Kind of the like the exec’s blocking blogs thinking that strategy was ‘a good thing’.
Old school marketers used to selling and telling people rather than serving and relating with their product/services’ tribe/s find it really hard to talk with people.
As I just read recently (can’t remember where), it’s like ’someone handed the key’s to the inmates’…
As seems to be true for Mrs. Clinton, talking at rather than talking with was the right way to do things for a long, long time - as was learning how to say well what research advised was what their market wanted to hear.
Looks like we’re finding out that being substantially knowledgeable used to be the primary currency of character (plus tenacity, et al): now emotive wisdom and relationship skills, combined with substantial knowledge, is.
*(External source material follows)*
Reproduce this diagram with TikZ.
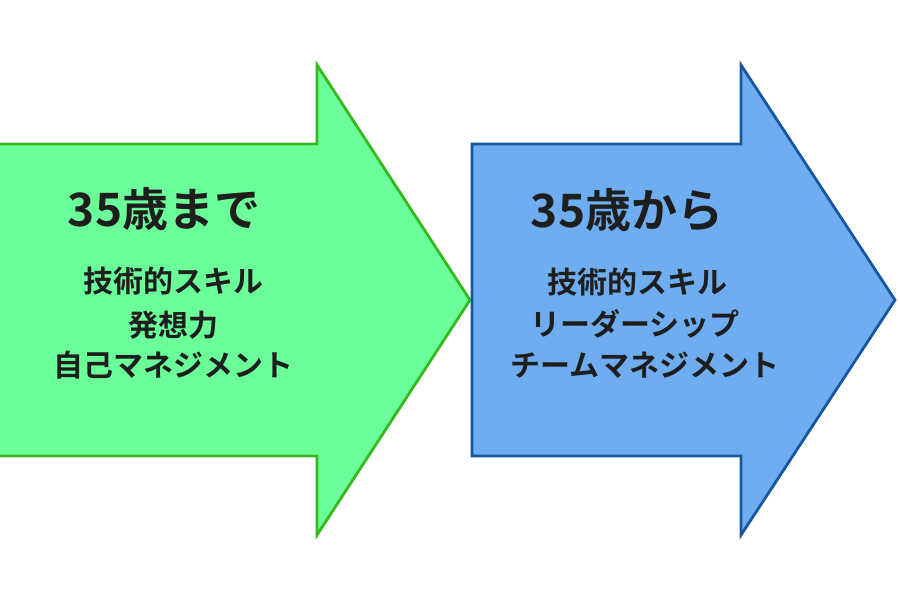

As is authenticity and integrity - another matter, but oh so vitally related.
New game. New Rules. To my mind, better in both regards, but boy its painful to watch good, hard-working, tenacious people slam into them without even knowing they’re there.
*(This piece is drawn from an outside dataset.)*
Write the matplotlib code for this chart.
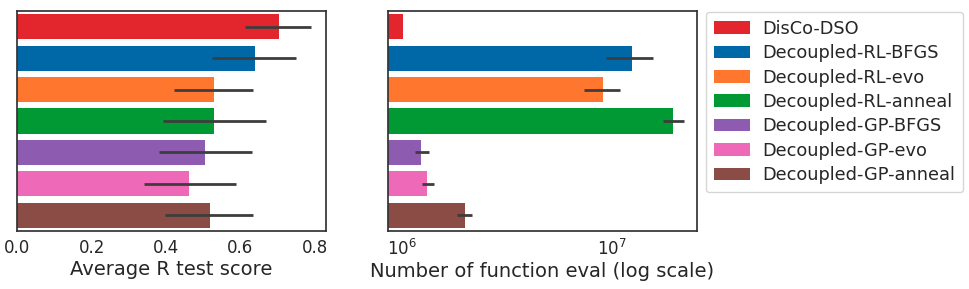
import matplotlib
matplotlib.use("Agg")
import matplotlib.pyplot as plt
import numpy as np
from matplotlib.patches import Patch

methods = ["DisCo-DSO", "Decoupled-RL-BFGS", "Decoupled-RL-evo", "Decoupled-RL-anneal",
           "Decoupled-GP-BFGS", "Decoupled-GP-evo", "Decoupled-GP-anneal"]
colors = ["#E3262E", "#0068A6", "#FF772E", "#009933", "#8D5BB0", "#EE6AB8", "#8B4C45"]

r_score = [0.705, 0.638, 0.529, 0.529, 0.506, 0.463, 0.517]
r_low = [0.613, 0.523, 0.421, 0.391, 0.380, 0.341, 0.397]
r_high = [0.790, 0.749, 0.634, 0.668, 0.632, 0.588, 0.634]

n_eval = [1.01e6, 1.25e7, 9.06e6, 1.95e7, 1.24e6, 1.32e6, 2.0e6]
n_low = [1.01e6, 9.36e6, 7.38e6, 1.76e7, 1.15e6, 1.25e6, 1.84e6]
n_high = [1.01e6, 1.57e7, 1.10e7, 2.20e7, 1.35e6, 1.42e6, 2.16e6]

fig = plt.figure(figsize=(9.69, 2.89), dpi=100)
ax1 = fig.add_axes([0.01785, 0.2007, 0.3183, 0.7613])
ax2 = fig.add_axes([0.3999, 0.2007, 0.3191, 0.7613])

y = np.arange(len(methods))
err_col = "#3d3d3d"

def draw(ax, vals, lo, hi):
    ax.barh(y, vals, height=0.8, color=colors, edgecolor="none")
    xerr = [np.array(vals) - np.array(lo), np.array(hi) - np.array(vals)]
    ax.errorbar(vals, y, xerr=xerr, fmt="none", ecolor=err_col, elinewidth=2, capsize=0)
    ax.set_ylim(6.5, -0.5)
    ax.set_yticks([])
    ax.tick_params(axis="x", length=0, labelsize=12, colors="#262626", pad=6)
    for s in ax.spines.values():
        s.set_color("#333333")
        s.set_linewidth(1.25)

draw(ax1, r_score, r_low, r_high)
ax1.set_xlim(0, 0.8295)
ax1.set_xticks([0.0, 0.2, 0.4, 0.6, 0.8])
ax1.set_xlabel("Average R test score", fontsize=14, color="#262626", labelpad=2)

ax2.set_xscale("log")
ax2.barh(y, n_eval, height=0.8, color=colors, edgecolor="none", left=1e3)
xerr = [np.array(n_eval) - np.array(n_low), np.array(n_high) - np.array(n_eval)]
ax2.errorbar(n_eval, y, xerr=xerr, fmt="none", ecolor=err_col, elinewidth=2, capsize=0)
ax2.set_ylim(6.5, -0.5)
ax2.set_yticks([])
ax2.set_xlim(8.55e5, 2.54e7)
ax2.set_xticks([1e6, 1e7])
ax2.minorticks_off()
ax2.tick_params(axis="x", which="both", length=0, labelsize=12, colors="#262626", pad=6)
for s in ax2.spines.values():
    s.set_color("#333333")
    s.set_linewidth(1.25)
ax2.set_xlabel("Number of function eval (log scale)", fontsize=14, color="#262626", labelpad=2)

handles = [Patch(facecolor=c, edgecolor="none") for c in colors]
leg = fig.legend(handles, methods, loc="upper left", bbox_to_anchor=(0.7283, 0.9595),
                 borderaxespad=0, fontsize=12.8, frameon=True, labelspacing=0.36,
                 handlelength=2.05, handleheight=0.7, handletextpad=0.7, borderpad=0.45)
for t in leg.get_texts():
    t.set_color("#262626")
leg.get_frame().set_edgecolor("#cccccc")

fig.savefig("out.png", dpi=100)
And here’s some reverse prejudice for you: I would have thought a woman would have more naturally and adroitly navigated these waters of relational change (as so many of us probably have - how’s that for arrogant assumption?)
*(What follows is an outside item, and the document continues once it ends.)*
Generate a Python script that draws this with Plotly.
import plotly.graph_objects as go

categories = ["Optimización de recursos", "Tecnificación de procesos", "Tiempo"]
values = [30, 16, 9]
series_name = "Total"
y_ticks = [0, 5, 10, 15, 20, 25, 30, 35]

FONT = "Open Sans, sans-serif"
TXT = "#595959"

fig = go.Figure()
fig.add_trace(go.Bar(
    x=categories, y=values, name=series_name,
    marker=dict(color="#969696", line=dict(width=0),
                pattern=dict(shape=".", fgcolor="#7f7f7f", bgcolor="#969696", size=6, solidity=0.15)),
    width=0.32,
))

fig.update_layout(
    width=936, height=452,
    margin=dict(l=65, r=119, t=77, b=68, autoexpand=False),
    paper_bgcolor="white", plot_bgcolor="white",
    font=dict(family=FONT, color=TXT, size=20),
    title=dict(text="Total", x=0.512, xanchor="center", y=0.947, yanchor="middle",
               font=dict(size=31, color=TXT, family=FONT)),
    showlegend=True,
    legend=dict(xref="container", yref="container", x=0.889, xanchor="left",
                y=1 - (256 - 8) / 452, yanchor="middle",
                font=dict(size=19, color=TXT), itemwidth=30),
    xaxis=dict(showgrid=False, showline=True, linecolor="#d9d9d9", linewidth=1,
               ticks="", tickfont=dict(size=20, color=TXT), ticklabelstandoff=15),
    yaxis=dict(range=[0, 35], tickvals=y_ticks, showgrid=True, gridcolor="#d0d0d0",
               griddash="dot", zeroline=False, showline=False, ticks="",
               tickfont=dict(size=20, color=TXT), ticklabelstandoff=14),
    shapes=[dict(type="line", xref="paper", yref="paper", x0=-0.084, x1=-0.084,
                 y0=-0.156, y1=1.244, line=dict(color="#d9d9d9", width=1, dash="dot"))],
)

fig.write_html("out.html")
I was really hoping this woman would.
But in this new world, it seems clear that no matter what the product or service, if you’re talkin’ at us (smart, tough and knowledgeable though you may be) passing go just ain’t the sure bet it used to be.
May 13th, 2008 at 8:29 pm
Lissa,
I have to confess that I share some of the reverse prejudice. Just shows that when it comes to stepping away from what worked before humans have a really hard time changing — regardless of gender, age or race.
Lois
May 15th, 2008 at 10:11 am
Lois,
This is a great post because it comes down a fundamental truth about so many businesses and brands as well as politics … that “featurespeak” is ultimately not what people are buying. Hillary may have the best knowledge and facts at her disposal, for a politician that’s the equivalent of a product having the best features. The problem for her as for a hot product is that without the right personality you can’t make that connection. I love your book because this is a perspective that you share - that brands need to get beyond buzz. It’s also one that I just wrote a whole book about, and called it Personality Not Included. In both cases, something essential is missing - and the successful brands as well as the successful politicians are the ones that find a way to put it back.
May 28th, 2008 at 12:53 pm
Thanks Rohit. Look forward to reading your book. Why do you think big brands — especially B2B — are so reluctant to inject personality and emotion into their marketing?